If you watched her for two hours, you’d think she was the most socially fluent person in the room.
If you asked her, alone, in her kitchen the next morning, how it actually felt — she’d struggle. She enjoyed it, in a way. She wasn’t unhappy. But she also wasn’t really there. The whole evening was a performance she’s been giving since she was about six. The performance is so good and so automatic that almost nobody, including sometimes her, can tell the difference between it and actual presence.
That’s the loneliness the title is pointing at. Not the loneliness of having nobody. The loneliness of being constantly with people and never quite arriving inside the contact.
Where this skill comes from
Nobody develops this by accident.
It comes from a particular kind of childhood. Usually a house where the emotional weather was unpredictable. A parent whose mood you had to read carefully. A family where being attuned to other people’s needs was rewarded and being honest about your own was punished — not necessarily harshly, sometimes just with a slight withdrawal of warmth that, to a small child, was enough.
That child learned, very young, that being good at reading other people was the safest way to live. She got good at noticing when her mother was about to get sharp. She got good at knowing when her father wanted to be left alone. She got praised, often, for being so mature. For being easy.

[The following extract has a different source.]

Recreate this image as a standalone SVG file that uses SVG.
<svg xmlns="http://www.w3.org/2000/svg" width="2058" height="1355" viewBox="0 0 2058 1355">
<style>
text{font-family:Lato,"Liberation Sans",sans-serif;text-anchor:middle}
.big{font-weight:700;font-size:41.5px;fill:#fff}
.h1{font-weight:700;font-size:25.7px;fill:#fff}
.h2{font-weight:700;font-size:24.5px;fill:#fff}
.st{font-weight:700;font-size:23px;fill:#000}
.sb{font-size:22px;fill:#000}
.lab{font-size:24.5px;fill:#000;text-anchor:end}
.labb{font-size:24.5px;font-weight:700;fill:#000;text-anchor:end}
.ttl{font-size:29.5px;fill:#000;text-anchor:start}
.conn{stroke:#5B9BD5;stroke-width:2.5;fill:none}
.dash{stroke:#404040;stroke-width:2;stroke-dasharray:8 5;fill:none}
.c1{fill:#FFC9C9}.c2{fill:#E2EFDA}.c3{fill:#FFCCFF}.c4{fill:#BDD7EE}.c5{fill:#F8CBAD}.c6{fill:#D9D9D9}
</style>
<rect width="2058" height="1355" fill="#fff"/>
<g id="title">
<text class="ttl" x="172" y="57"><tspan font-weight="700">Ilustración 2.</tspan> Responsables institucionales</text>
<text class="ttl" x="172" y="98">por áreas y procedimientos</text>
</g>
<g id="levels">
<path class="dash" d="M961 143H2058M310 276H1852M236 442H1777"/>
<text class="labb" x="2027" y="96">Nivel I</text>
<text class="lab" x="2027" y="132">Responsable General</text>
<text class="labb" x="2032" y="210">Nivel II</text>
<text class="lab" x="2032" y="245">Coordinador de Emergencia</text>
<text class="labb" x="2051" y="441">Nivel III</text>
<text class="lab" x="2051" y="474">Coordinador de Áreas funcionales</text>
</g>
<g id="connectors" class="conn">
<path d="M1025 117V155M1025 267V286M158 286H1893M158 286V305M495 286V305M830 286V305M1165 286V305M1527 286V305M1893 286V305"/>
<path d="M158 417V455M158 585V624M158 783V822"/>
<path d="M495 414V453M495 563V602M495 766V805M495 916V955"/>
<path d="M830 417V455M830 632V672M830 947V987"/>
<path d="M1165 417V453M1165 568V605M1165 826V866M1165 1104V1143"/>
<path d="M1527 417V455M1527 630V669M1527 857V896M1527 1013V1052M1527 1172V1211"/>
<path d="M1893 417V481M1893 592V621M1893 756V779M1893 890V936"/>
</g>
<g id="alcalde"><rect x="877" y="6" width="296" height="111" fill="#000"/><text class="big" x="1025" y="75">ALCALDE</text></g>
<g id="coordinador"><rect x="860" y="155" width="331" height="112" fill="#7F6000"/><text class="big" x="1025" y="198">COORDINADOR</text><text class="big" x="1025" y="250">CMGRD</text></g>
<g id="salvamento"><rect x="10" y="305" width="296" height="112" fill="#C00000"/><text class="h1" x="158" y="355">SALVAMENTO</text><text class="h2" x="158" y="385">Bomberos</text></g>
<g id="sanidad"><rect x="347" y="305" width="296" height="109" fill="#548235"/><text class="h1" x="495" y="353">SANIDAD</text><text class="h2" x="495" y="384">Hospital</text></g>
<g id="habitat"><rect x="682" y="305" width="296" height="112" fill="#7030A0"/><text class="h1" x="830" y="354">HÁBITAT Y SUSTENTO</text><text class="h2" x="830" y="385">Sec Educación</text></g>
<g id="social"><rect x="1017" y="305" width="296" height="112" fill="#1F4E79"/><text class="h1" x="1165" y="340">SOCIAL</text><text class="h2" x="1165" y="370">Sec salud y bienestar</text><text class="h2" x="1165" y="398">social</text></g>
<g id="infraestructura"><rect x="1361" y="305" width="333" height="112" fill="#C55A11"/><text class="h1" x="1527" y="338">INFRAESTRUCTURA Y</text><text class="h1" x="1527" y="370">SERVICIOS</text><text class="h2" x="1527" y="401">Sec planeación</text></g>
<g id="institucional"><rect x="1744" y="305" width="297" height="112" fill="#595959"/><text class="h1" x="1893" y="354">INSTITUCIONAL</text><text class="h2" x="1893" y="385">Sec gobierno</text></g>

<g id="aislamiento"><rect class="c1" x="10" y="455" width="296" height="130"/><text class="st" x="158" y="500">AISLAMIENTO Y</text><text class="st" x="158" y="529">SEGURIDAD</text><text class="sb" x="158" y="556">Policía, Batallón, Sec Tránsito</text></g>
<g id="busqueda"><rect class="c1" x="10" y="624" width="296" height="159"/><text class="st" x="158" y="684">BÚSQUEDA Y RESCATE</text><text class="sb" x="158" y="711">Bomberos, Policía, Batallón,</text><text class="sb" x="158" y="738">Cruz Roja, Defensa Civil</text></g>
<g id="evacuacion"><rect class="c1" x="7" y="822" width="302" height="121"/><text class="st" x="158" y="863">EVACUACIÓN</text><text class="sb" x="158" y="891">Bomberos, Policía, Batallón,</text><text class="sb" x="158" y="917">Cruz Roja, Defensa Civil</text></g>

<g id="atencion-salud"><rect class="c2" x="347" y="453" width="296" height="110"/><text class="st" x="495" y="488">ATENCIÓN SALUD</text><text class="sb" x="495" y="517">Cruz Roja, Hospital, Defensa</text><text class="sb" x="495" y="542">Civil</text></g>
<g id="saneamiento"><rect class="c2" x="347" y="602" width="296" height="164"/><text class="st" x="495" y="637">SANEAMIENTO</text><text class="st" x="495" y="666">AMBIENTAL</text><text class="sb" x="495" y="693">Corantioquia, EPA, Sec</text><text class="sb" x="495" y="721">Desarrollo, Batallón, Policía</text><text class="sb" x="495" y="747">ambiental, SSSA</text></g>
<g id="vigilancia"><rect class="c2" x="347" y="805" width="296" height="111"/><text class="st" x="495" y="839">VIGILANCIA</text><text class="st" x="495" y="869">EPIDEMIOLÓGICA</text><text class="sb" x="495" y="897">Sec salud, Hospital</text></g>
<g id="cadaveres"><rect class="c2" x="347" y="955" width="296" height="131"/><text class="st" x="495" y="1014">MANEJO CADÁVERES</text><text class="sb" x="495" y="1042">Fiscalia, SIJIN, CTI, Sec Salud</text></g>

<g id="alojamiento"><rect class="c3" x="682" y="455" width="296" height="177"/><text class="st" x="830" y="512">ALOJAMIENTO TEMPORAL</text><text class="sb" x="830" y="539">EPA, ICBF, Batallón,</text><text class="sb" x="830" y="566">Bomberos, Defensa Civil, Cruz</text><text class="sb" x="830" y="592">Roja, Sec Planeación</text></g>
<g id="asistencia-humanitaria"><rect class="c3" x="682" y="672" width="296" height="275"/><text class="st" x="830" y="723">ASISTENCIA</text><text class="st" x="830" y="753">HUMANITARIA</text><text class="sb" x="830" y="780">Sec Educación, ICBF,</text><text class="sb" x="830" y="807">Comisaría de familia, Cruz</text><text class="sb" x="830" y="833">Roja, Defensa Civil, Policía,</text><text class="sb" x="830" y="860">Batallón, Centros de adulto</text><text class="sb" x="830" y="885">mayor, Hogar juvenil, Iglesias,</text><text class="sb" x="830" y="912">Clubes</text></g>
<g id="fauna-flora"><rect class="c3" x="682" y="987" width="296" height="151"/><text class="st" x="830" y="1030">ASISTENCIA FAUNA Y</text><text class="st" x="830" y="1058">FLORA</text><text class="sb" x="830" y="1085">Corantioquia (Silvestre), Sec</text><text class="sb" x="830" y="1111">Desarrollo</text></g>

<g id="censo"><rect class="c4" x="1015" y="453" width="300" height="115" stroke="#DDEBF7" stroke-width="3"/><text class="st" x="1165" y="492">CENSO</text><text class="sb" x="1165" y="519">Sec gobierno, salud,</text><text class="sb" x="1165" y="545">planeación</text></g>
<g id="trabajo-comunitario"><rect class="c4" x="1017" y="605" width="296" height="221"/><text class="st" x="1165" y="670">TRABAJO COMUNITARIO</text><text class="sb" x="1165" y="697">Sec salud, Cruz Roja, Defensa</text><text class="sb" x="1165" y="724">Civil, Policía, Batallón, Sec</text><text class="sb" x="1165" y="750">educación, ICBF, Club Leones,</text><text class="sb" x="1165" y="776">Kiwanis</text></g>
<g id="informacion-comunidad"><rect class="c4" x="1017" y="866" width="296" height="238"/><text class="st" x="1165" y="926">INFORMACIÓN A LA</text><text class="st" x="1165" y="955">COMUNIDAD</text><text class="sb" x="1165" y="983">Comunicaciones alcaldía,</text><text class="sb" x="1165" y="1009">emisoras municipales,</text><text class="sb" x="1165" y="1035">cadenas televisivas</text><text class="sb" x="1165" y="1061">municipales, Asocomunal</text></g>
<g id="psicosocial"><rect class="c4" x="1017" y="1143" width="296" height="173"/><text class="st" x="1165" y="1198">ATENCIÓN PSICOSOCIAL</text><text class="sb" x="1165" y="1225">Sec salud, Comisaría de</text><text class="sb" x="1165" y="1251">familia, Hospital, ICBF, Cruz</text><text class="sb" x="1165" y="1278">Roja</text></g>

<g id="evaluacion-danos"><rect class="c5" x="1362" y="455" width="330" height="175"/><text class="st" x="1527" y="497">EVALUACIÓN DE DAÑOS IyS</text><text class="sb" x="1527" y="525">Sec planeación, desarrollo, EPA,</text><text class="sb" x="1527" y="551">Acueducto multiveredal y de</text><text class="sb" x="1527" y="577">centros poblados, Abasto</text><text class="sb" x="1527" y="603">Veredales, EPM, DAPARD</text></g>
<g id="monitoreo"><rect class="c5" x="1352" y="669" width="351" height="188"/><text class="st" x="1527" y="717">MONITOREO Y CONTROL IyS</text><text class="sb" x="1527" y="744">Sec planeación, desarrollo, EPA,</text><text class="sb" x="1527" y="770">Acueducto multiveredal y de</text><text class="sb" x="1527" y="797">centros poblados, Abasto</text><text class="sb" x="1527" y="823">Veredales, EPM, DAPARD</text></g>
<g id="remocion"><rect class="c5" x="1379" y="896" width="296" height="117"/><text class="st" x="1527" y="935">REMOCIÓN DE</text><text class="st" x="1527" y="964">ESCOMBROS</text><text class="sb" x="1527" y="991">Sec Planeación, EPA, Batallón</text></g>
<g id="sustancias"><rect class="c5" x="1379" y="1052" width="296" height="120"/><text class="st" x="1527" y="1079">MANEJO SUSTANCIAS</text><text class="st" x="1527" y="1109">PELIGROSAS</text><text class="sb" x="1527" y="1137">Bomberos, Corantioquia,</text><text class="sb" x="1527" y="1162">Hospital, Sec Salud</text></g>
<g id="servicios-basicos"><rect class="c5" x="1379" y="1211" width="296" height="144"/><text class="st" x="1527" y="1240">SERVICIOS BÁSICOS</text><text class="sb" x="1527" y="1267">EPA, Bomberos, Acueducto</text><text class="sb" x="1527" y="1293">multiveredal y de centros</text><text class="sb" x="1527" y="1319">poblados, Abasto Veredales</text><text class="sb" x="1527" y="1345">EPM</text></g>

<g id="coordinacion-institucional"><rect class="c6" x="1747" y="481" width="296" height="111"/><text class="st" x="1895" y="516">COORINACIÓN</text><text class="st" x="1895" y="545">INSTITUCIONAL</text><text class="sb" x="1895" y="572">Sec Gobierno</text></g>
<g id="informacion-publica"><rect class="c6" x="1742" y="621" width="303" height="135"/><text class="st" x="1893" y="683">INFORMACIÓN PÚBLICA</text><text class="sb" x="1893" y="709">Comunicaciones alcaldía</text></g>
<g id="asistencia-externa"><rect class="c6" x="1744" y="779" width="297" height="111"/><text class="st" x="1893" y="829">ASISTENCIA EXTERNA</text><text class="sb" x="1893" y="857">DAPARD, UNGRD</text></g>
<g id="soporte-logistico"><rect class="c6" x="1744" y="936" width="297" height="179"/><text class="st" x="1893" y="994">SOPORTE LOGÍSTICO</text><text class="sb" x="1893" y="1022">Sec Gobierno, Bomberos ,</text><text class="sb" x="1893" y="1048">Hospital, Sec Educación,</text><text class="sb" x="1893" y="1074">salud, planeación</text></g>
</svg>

What she was actually doing was developing one of the most useful skills a person can have — the ability to read a room — at the cost of one of the most important things a person can have, which is the ability to be honestly inside the room, with her own feelings, asking for her own things.
By the time she’s an adult, the skill is on autopilot. She walks into a room and instantly tracks the temperature of every person in it. She adjusts. She performs. Everyone enjoys her. Almost nobody ever asks her how she’s actually doing in a way that demands a real answer — because the performance she’s giving has carefully arranged the conversation around them, not her.
What the research actually finds
The science on this is quietly interesting.
A 2022 study found that lonely individuals had higher scores on recognising facial expressions of fear, while also showing greater difficulties with emotion regulation and empathy. In other words, they were better at reading distress in other people and worse at handling their own emotional life — exactly the profile of someone who has spent years scanning the room and forgotten how to be inside it.
A 2024 study put the same finding in plainer language: “loneliness may often be masked by external manifestations” — the visibly excluded look lonely, but the most chronically lonely people are often hiding behind perfectly functional social behaviour.
The picture this paints is clear. Being socially skilled and being socially connected are not the same thing. They can sit in the same person — and when they do, the skill often makes the disconnection harder to spot, not easier.
Why nobody checks on her
Because she seems fine.
Better than fine. She seems better at this than the rest of us. She’s the one we lean on when our marriage is wobbly. She’s the one we ring when we don’t know what to do about our mother. She’s the one who knows what to say at the funeral, the wedding, the impossible family Christmas.
Why on earth would you check on her?
That’s the trap. The very skill she developed to survive — reading rooms, performing connection, looking effortlessly fine — is the skill that ensures nobody will ever quite see her well enough to notice she’s drowning.
She herself, by the way, often can’t tell. The performance has been her life for so long that the alternative is genuinely hard to picture. She enjoys her friendships. She loves her family. She’s not lying when she says she’s happy. She just hasn’t, in any sustained way, felt the difference between connection and competent connection-shaped behaviour for a very long time.
What this loneliness actually needs
You can’t fix this by introducing her to more people. She already has people. The problem isn’t shortage.
What it needs is much smaller and harder. It needs her, occasionally, to drop the performance with one person. To say something honestly without polishing it first. To answer how are you with a real sentence, even if the sentence is awkward and badly worded and not what the other person was expecting.
For someone who has been performing for fifty years, that is enormously uncomfortable. It feels rude. It feels burdensome. It feels like breaking a contract she signed when she was six.
But each time she does it, with the right person, something small happens. The other person leans in. The conversation becomes actually about her, not about the version of her she’s been offering for half a century. She is briefly, weirdly, in the room — not performing it.
That feeling, the first few times, is almost unrecognisable. It might even feel bad — disorientating, exposed. Keep going. The disorientation is the muscle waking up after a very long sleep.
If you know one of these people
You probably do.
The friend who makes every gathering better. The colleague who handles everyone else’s emotional difficulty with grace. The relative everyone calls when something hard happens.
Check on her. Not when there’s a crisis. Just on a Tuesday. Ask her how she’s actually doing, and don’t accept fine as the final answer. Notice when she deflects, and gently come back to it.
She has spent her whole life being the person who notices everyone else. The kindest thing you can do is be the person who finally, after all this time, notices her.
The loneliest people in any room are often standing in the middle of it, performing the very connection they stopped being able to feel a long time ago.
You probably know one. Today might be a good day to ring her.